* TASK PROMPT:
Write out all the entries word for word, but skip any images.
--- Begin ---
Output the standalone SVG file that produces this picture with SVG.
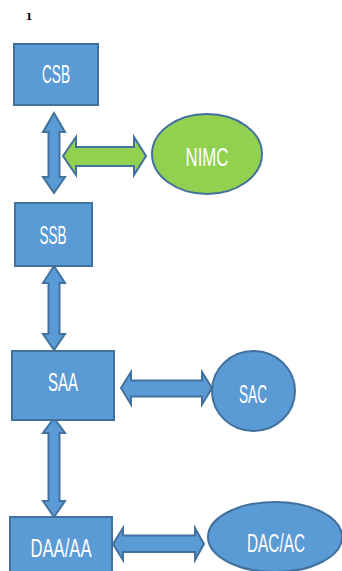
<svg xmlns="http://www.w3.org/2000/svg" width="342" height="571" viewBox="0 0 342 571">
  <style>
    .box { fill: #5B9BD5; stroke: #41719C; stroke-width: 2; }
    .green { fill: #92D050; stroke: #41719C; stroke-width: 2; }
    .arrow { fill: #5B9BD5; stroke: #41719C; stroke-width: 2; stroke-linejoin: miter; }
    .arrow-green { fill: #92D050; stroke: #41719C; stroke-width: 2; }
    .label { fill: #ffffff; font-family: "Liberation Sans", Arial, sans-serif; font-size: 25px; text-anchor: middle; }
    .note { fill: #000000; font-family: "Liberation Serif", serif; font-size: 13px; font-weight: bold; text-anchor: middle; }
  </style>
  <defs>
    <clipPath id="noteClip">
      <rect x="20" y="13" width="25" height="10"/>
    </clipPath>
  </defs>
  <rect width="342" height="571" fill="#ffffff"/>
  <text class="note" x="29" y="20" clip-path="url(#noteClip)">1</text>

  <g id="connectors">
    <polygon class="arrow" points="54,113 65,132 59.5,132 59.5,177 65,177 54,193 43,177 48.5,177 48.5,132 43,132"/>
    <polygon class="arrow-green" points="63,156 76,137 76,147 134,147 134,137 146,156 134,175 134,166 76,166 76,175"/>
    <polygon class="arrow" points="54,266 65,283 59.5,283 59.5,334 65,334 54,350 43,334 48.5,334 48.5,283 43,283"/>
    <polygon class="arrow" points="121,388 131,372 131,380.5 202,380.5 202,372 212,388 202,404.5 202,396.5 131,396.5 131,404.5"/>
    <polygon class="arrow" points="54,418 65,433 59.5,433 59.5,501 65,501 54,517 43,501 48.5,501 48.5,433 43,433"/>
    <polygon class="arrow" points="113,544 123,528 123,535.5 195,535.5 195,528 204,544 195,560 195,552 123,552 123,560"/>
  </g>

  <g id="csb">
    <rect class="box" x="14" y="44" width="84" height="61"/>
    <text class="label" x="56" y="83" textLength="28" lengthAdjust="spacingAndGlyphs">CSB</text>
  </g>
  <g id="nimc">
    <ellipse class="green" cx="207" cy="154" rx="55" ry="40"/>
    <text class="label" x="207" y="166" textLength="43" lengthAdjust="spacingAndGlyphs">NIMC</text>
  </g>
  <g id="ssb">
    <rect class="box" x="15" y="203" width="77" height="63"/>
    <text class="label" x="53" y="244" textLength="27" lengthAdjust="spacingAndGlyphs">SSB</text>
  </g>
  <g id="saa">
    <rect class="box" x="12" y="351" width="102" height="69"/>
    <text class="label" x="63" y="391" textLength="30" lengthAdjust="spacingAndGlyphs">SAA</text>
  </g>
  <g id="sac">
    <ellipse class="box" cx="253.5" cy="391" rx="41.5" ry="40"/>
    <text class="label" x="253" y="403" textLength="28" lengthAdjust="spacingAndGlyphs">SAC</text>
  </g>
  <g id="daa">
    <rect class="box" x="10" y="517" width="102" height="60"/>
    <text class="label" x="61" y="557" textLength="61" lengthAdjust="spacingAndGlyphs">DAA/AA</text>
  </g>
  <g id="dac">
    <ellipse class="box" cx="275" cy="537" rx="67" ry="35"/>
    <text class="label" x="276" y="552" textLength="58" lengthAdjust="spacingAndGlyphs">DAC/AC</text>
  </g>
</svg>
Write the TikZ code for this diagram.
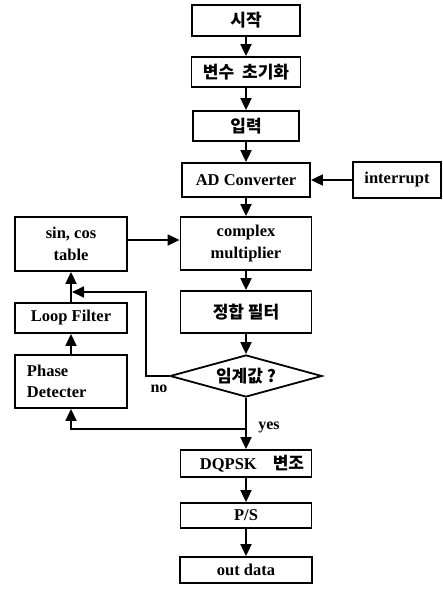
--- End ---
* EXPECTED ANSWER:
Output the standalone SVG file that produces this picture with SVG.
<svg xmlns="http://www.w3.org/2000/svg" width="342" height="571" viewBox="0 0 342 571">
  <style>
    .box { fill: #5B9BD5; stroke: #41719C; stroke-width: 2; }
    .green { fill: #92D050; stroke: #41719C; stroke-width: 2; }
    .arrow { fill: #5B9BD5; stroke: #41719C; stroke-width: 2; stroke-linejoin: miter; }
    .arrow-green { fill: #92D050; stroke: #41719C; stroke-width: 2; }
    .label { fill: #ffffff; font-family: "Liberation Sans", Arial, sans-serif; font-size: 25px; text-anchor: middle; }
    .note { fill: #000000; font-family: "Liberation Serif", serif; font-size: 13px; font-weight: bold; text-anchor: middle; }
  </style>
  <defs>
    <clipPath id="noteClip">
      <rect x="20" y="13" width="25" height="10"/>
    </clipPath>
  </defs>
  <rect width="342" height="571" fill="#ffffff"/>
  <text class="note" x="29" y="20" clip-path="url(#noteClip)">1</text>

  <g id="connectors">
    <polygon class="arrow" points="54,113 65,132 59.5,132 59.5,177 65,177 54,193 43,177 48.5,177 48.5,132 43,132"/>
    <polygon class="arrow-green" points="63,156 76,137 76,147 134,147 134,137 146,156 134,175 134,166 76,166 76,175"/>
    <polygon class="arrow" points="54,266 65,283 59.5,283 59.5,334 65,334 54,350 43,334 48.5,334 48.5,283 43,283"/>
    <polygon class="arrow" points="121,388 131,372 131,380.5 202,380.5 202,372 212,388 202,404.5 202,396.5 131,396.5 131,404.5"/>
    <polygon class="arrow" points="54,418 65,433 59.5,433 59.5,501 65,501 54,517 43,501 48.5,501 48.5,433 43,433"/>
    <polygon class="arrow" points="113,544 123,528 123,535.5 195,535.5 195,528 204,544 195,560 195,552 123,552 123,560"/>
  </g>

  <g id="csb">
    <rect class="box" x="14" y="44" width="84" height="61"/>
    <text class="label" x="56" y="83" textLength="28" lengthAdjust="spacingAndGlyphs">CSB</text>
  </g>
  <g id="nimc">
    <ellipse class="green" cx="207" cy="154" rx="55" ry="40"/>
    <text class="label" x="207" y="166" textLength="43" lengthAdjust="spacingAndGlyphs">NIMC</text>
  </g>
  <g id="ssb">
    <rect class="box" x="15" y="203" width="77" height="63"/>
    <text class="label" x="53" y="244" textLength="27" lengthAdjust="spacingAndGlyphs">SSB</text>
  </g>
  <g id="saa">
    <rect class="box" x="12" y="351" width="102" height="69"/>
    <text class="label" x="63" y="391" textLength="30" lengthAdjust="spacingAndGlyphs">SAA</text>
  </g>
  <g id="sac">
    <ellipse class="box" cx="253.5" cy="391" rx="41.5" ry="40"/>
    <text class="label" x="253" y="403" textLength="28" lengthAdjust="spacingAndGlyphs">SAC</text>
  </g>
  <g id="daa">
    <rect class="box" x="10" y="517" width="102" height="60"/>
    <text class="label" x="61" y="557" textLength="61" lengthAdjust="spacingAndGlyphs">DAA/AA</text>
  </g>
  <g id="dac">
    <ellipse class="box" cx="275" cy="537" rx="67" ry="35"/>
    <text class="label" x="276" y="552" textLength="58" lengthAdjust="spacingAndGlyphs">DAC/AC</text>
  </g>
</svg>
Write the TikZ code for this diagram.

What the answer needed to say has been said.